◆ **The records**
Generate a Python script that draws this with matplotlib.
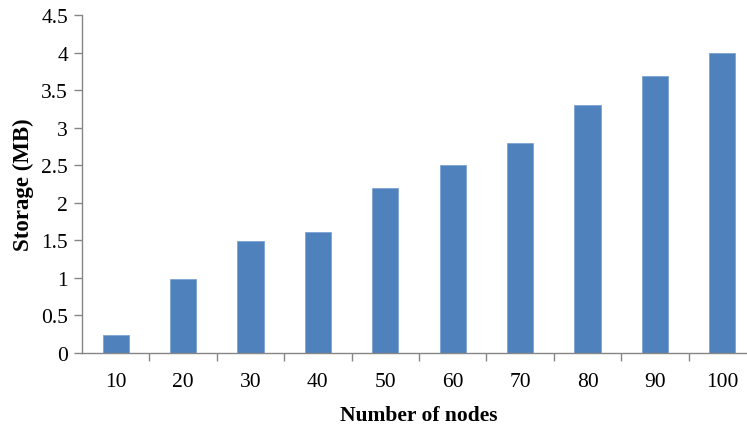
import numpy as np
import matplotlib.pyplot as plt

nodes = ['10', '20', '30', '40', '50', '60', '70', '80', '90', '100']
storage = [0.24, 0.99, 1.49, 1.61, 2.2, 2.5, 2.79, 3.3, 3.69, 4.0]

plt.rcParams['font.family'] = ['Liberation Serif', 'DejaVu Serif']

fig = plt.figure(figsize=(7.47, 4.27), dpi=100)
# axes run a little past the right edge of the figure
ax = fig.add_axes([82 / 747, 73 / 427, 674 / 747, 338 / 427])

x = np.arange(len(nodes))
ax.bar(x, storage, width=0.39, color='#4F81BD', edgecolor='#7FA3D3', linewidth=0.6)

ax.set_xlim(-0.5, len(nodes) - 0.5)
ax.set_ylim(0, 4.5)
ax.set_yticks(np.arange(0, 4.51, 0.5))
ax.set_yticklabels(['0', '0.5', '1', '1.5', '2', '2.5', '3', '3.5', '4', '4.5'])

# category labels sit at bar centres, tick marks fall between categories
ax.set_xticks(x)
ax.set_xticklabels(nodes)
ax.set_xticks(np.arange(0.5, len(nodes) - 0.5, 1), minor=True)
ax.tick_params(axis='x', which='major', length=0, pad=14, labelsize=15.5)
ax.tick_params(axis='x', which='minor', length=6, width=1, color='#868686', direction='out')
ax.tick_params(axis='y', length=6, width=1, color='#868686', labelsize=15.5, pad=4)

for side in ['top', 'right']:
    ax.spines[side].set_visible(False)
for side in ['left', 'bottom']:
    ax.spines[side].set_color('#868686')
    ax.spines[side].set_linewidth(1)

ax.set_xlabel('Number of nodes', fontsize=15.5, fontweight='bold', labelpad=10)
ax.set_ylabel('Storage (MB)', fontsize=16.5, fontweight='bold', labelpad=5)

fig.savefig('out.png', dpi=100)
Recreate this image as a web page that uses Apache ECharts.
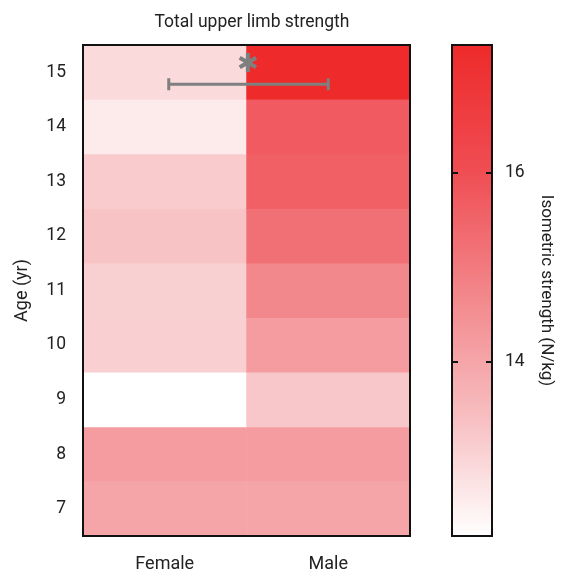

◆ **What to do**
Without the pictures, repeat all the records word for word.

◆ **Response for this exercise**
Generate a Python script that draws this with matplotlib.
import numpy as np
import matplotlib.pyplot as plt

nodes = ['10', '20', '30', '40', '50', '60', '70', '80', '90', '100']
storage = [0.24, 0.99, 1.49, 1.61, 2.2, 2.5, 2.79, 3.3, 3.69, 4.0]

plt.rcParams['font.family'] = ['Liberation Serif', 'DejaVu Serif']

fig = plt.figure(figsize=(7.47, 4.27), dpi=100)
# axes run a little past the right edge of the figure
ax = fig.add_axes([82 / 747, 73 / 427, 674 / 747, 338 / 427])

x = np.arange(len(nodes))
ax.bar(x, storage, width=0.39, color='#4F81BD', edgecolor='#7FA3D3', linewidth=0.6)

ax.set_xlim(-0.5, len(nodes) - 0.5)
ax.set_ylim(0, 4.5)
ax.set_yticks(np.arange(0, 4.51, 0.5))
ax.set_yticklabels(['0', '0.5', '1', '1.5', '2', '2.5', '3', '3.5', '4', '4.5'])

# category labels sit at bar centres, tick marks fall between categories
ax.set_xticks(x)
ax.set_xticklabels(nodes)
ax.set_xticks(np.arange(0.5, len(nodes) - 0.5, 1), minor=True)
ax.tick_params(axis='x', which='major', length=0, pad=14, labelsize=15.5)
ax.tick_params(axis='x', which='minor', length=6, width=1, color='#868686', direction='out')
ax.tick_params(axis='y', length=6, width=1, color='#868686', labelsize=15.5, pad=4)

for side in ['top', 'right']:
    ax.spines[side].set_visible(False)
for side in ['left', 'bottom']:
    ax.spines[side].set_color('#868686')
    ax.spines[side].set_linewidth(1)

ax.set_xlabel('Number of nodes', fontsize=15.5, fontweight='bold', labelpad=10)
ax.set_ylabel('Storage (MB)', fontsize=16.5, fontweight='bold', labelpad=5)

fig.savefig('out.png', dpi=100)
Recreate this image as a web page that uses Apache ECharts.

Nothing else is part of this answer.